# PROBLEM
Your copy of the material must match it exactly, except that pictures are dropped.
------ DATA
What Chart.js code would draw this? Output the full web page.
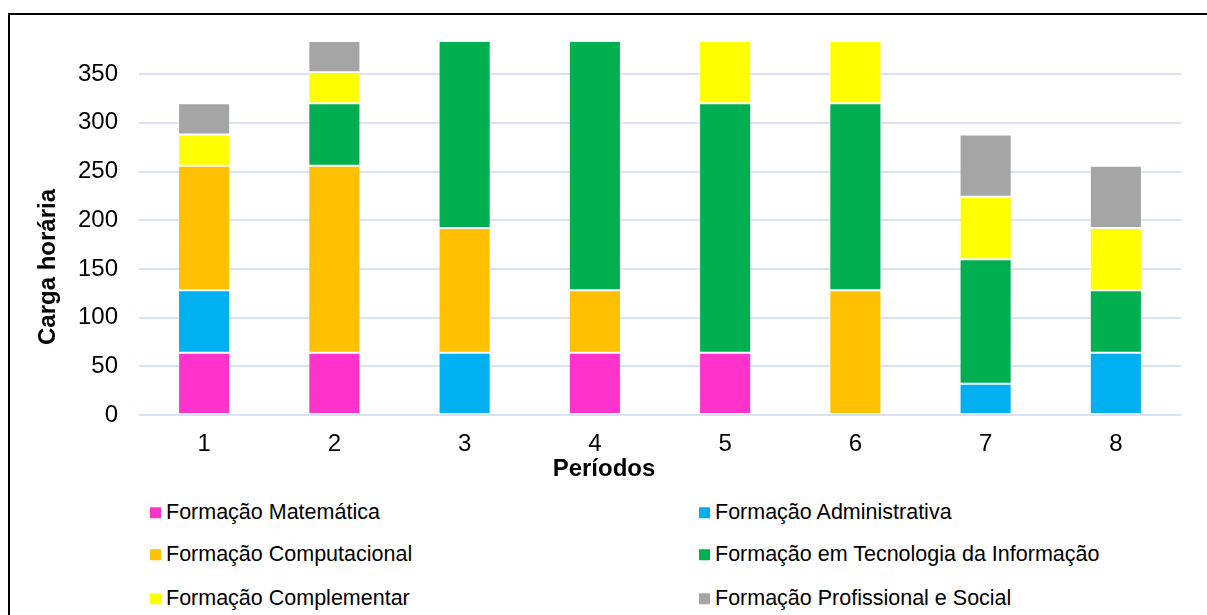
<!DOCTYPE html>
<html>
<head>
<meta charset="utf-8">
<script src="https://cdn.jsdelivr.net/npm/chart.js@4/dist/chart.umd.min.js"></script>
<style>
  html, body { margin: 0; padding: 0; background: #fff; width: 1207px; height: 615px; overflow: hidden; }
  #frame { position: absolute; left: 8px; top: 13px; width: 1300px; height: 700px; border-left: 2px solid #000; border-top: 2px solid #000; box-sizing: border-box; }
  #c { position: absolute; left: 0; top: 0; }
  .ttl { position: absolute; font-family: "Liberation Sans", Arial, sans-serif; font-weight: bold; font-size: 24px; color: #000; white-space: nowrap; line-height: 1; }
  #xt { left: 604px; top: 468px; transform: translate(-50%, -50%); }
  #yt { left: 47px; top: 267px; transform: translate(-50%, -50%) rotate(-90deg); }
  .lg { position: absolute; font-family: "Liberation Sans", Arial, sans-serif; font-size: 21.5px; color: #000; white-space: nowrap; display: flex; align-items: center; line-height: 1; transform: translateY(-50%); }
  .lg span.box { display: inline-block; width: 11px; height: 11px; margin-right: 5px; }
</style>
</head>
<body>
<div id="frame"></div>
<canvas id="c" width="1207" height="490"></canvas>
<div class="ttl" id="xt">Períodos</div>
<div class="ttl" id="yt">Carga horária</div>
<div id="legend"></div>
<script>
const periods = ['1', '2', '3', '4', '5', '6', '7', '8'];
const seriesNames = [
  'Formação Matemática',
  'Formação Administrativa',
  'Formação Computacional',
  'Formação em Tecnologia da Informação',
  'Formação Complementar',
  'Formação Profissional e Social'
];
const matematica     = [64, 64, 0, 64, 64, 0, 0, 0];
const administrativa = [64, 0, 64, 0, 0, 0, 32, 64];
const computacional  = [128, 192, 128, 64, 0, 128, 0, 0];
const tecnologia     = [0, 64, 192, 256, 256, 192, 128, 64];
const complementar   = [32, 32, 0, 0, 64, 64, 64, 64];
const profissional   = [32, 32, 0, 0, 0, 0, 64, 64];
const yTickValues = [0, 50, 100, 150, 200, 250, 300, 350];
const colors = ['#FF33CC', '#00B0F0', '#FFC000', '#00B050', '#FFFF00', '#A5A5A5'];

const seriesData = [matematica, administrativa, computacional, tecnologia, complementar, profissional];

const datasets = seriesData.map((d, i) => ({
  label: seriesNames[i],
  data: d,
  backgroundColor: colors[i],
  borderColor: 'rgba(255,255,255,0.35)',
  borderWidth: 1,
  borderSkipped: false,
  categoryPercentage: 0.8,
  barPercentage: 0.5
}));

const chart = new Chart(document.getElementById('c'), {
  type: 'bar',
  data: { labels: periods, datasets },
  options: {
    responsive: false,
    animation: false,
    devicePixelRatio: 1,
    layout: { padding: { top: 41, left: 0, right: 26, bottom: 0 } },
    plugins: { legend: { display: false }, tooltip: { enabled: false }, title: { display: false } },
    scales: {
      x: {
        stacked: true,
        grid: { display: false, drawTicks: false },
        border: { display: false },
        ticks: { color: '#000', font: { family: 'Liberation Sans', size: 24 }, padding: 15 },
        afterFit: s => { s.height = 75; }
      },
      y: {
        stacked: true,
        min: 0,
        max: 384,
        afterBuildTicks: s => { s.ticks = yTickValues.map(v => ({ value: v })); },
        grid: { color: '#D9E2F3', lineWidth: 2, drawTicks: false },
        border: { display: false },
        ticks: { color: '#000', font: { family: 'Liberation Sans', size: 24 }, padding: 21 },
        afterFit: s => { s.width = 139; }
      }
    }
  }
});

// HTML legend built from the chart's datasets (two columns)
const legend = document.getElementById('legend');
const colX = [150, 699];
const rowY = [512.5, 555, 598.5];
chart.data.datasets.forEach((ds, i) => {
  const el = document.createElement('div');
  el.className = 'lg';
  el.style.left = colX[i % 2] + 'px';
  el.style.top = rowY[Math.floor(i / 2)] + 'px';
  const box = document.createElement('span');
  box.className = 'box';
  box.style.background = ds.backgroundColor;
  el.appendChild(box);
  el.appendChild(document.createTextNode(ds.label));
  legend.appendChild(el);
});
</script>
</body>
</html>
------------
# RESPONSE
What Chart.js code would draw this? Output the full web page.
<!DOCTYPE html>
<html>
<head>
<meta charset="utf-8">
<script src="https://cdn.jsdelivr.net/npm/chart.js@4/dist/chart.umd.min.js"></script>
<style>
  html, body { margin: 0; padding: 0; background: #fff; width: 1207px; height: 615px; overflow: hidden; }
  #frame { position: absolute; left: 8px; top: 13px; width: 1300px; height: 700px; border-left: 2px solid #000; border-top: 2px solid #000; box-sizing: border-box; }
  #c { position: absolute; left: 0; top: 0; }
  .ttl { position: absolute; font-family: "Liberation Sans", Arial, sans-serif; font-weight: bold; font-size: 24px; color: #000; white-space: nowrap; line-height: 1; }
  #xt { left: 604px; top: 468px; transform: translate(-50%, -50%); }
  #yt { left: 47px; top: 267px; transform: translate(-50%, -50%) rotate(-90deg); }
  .lg { position: absolute; font-family: "Liberation Sans", Arial, sans-serif; font-size: 21.5px; color: #000; white-space: nowrap; display: flex; align-items: center; line-height: 1; transform: translateY(-50%); }
  .lg span.box { display: inline-block; width: 11px; height: 11px; margin-right: 5px; }
</style>
</head>
<body>
<div id="frame"></div>
<canvas id="c" width="1207" height="490"></canvas>
<div class="ttl" id="xt">Períodos</div>
<div class="ttl" id="yt">Carga horária</div>
<div id="legend"></div>
<script>
const periods = ['1', '2', '3', '4', '5', '6', '7', '8'];
const seriesNames = [
  'Formação Matemática',
  'Formação Administrativa',
  'Formação Computacional',
  'Formação em Tecnologia da Informação',
  'Formação Complementar',
  'Formação Profissional e Social'
];
const matematica     = [64, 64, 0, 64, 64, 0, 0, 0];
const administrativa = [64, 0, 64, 0, 0, 0, 32, 64];
const computacional  = [128, 192, 128, 64, 0, 128, 0, 0];
const tecnologia     = [0, 64, 192, 256, 256, 192, 128, 64];
const complementar   = [32, 32, 0, 0, 64, 64, 64, 64];
const profissional   = [32, 32, 0, 0, 0, 0, 64, 64];
const yTickValues = [0, 50, 100, 150, 200, 250, 300, 350];
const colors = ['#FF33CC', '#00B0F0', '#FFC000', '#00B050', '#FFFF00', '#A5A5A5'];

const seriesData = [matematica, administrativa, computacional, tecnologia, complementar, profissional];

const datasets = seriesData.map((d, i) => ({
  label: seriesNames[i],
  data: d,
  backgroundColor: colors[i],
  borderColor: 'rgba(255,255,255,0.35)',
  borderWidth: 1,
  borderSkipped: false,
  categoryPercentage: 0.8,
  barPercentage: 0.5
}));

const chart = new Chart(document.getElementById('c'), {
  type: 'bar',
  data: { labels: periods, datasets },
  options: {
    responsive: false,
    animation: false,
    devicePixelRatio: 1,
    layout: { padding: { top: 41, left: 0, right: 26, bottom: 0 } },
    plugins: { legend: { display: false }, tooltip: { enabled: false }, title: { display: false } },
    scales: {
      x: {
        stacked: true,
        grid: { display: false, drawTicks: false },
        border: { display: false },
        ticks: { color: '#000', font: { family: 'Liberation Sans', size: 24 }, padding: 15 },
        afterFit: s => { s.height = 75; }
      },
      y: {
        stacked: true,
        min: 0,
        max: 384,
        afterBuildTicks: s => { s.ticks = yTickValues.map(v => ({ value: v })); },
        grid: { color: '#D9E2F3', lineWidth: 2, drawTicks: false },
        border: { display: false },
        ticks: { color: '#000', font: { family: 'Liberation Sans', size: 24 }, padding: 21 },
        afterFit: s => { s.width = 139; }
      }
    }
  }
});

// HTML legend built from the chart's datasets (two columns)
const legend = document.getElementById('legend');
const colX = [150, 699];
const rowY = [512.5, 555, 598.5];
chart.data.datasets.forEach((ds, i) => {
  const el = document.createElement('div');
  el.className = 'lg';
  el.style.left = colX[i % 2] + 'px';
  el.style.top = rowY[Math.floor(i / 2)] + 'px';
  const box = document.createElement('span');
  box.className = 'box';
  box.style.background = ds.backgroundColor;
  el.appendChild(box);
  el.appendChild(document.createTextNode(ds.label));
  legend.appendChild(el);
});
</script>
</body>
</html>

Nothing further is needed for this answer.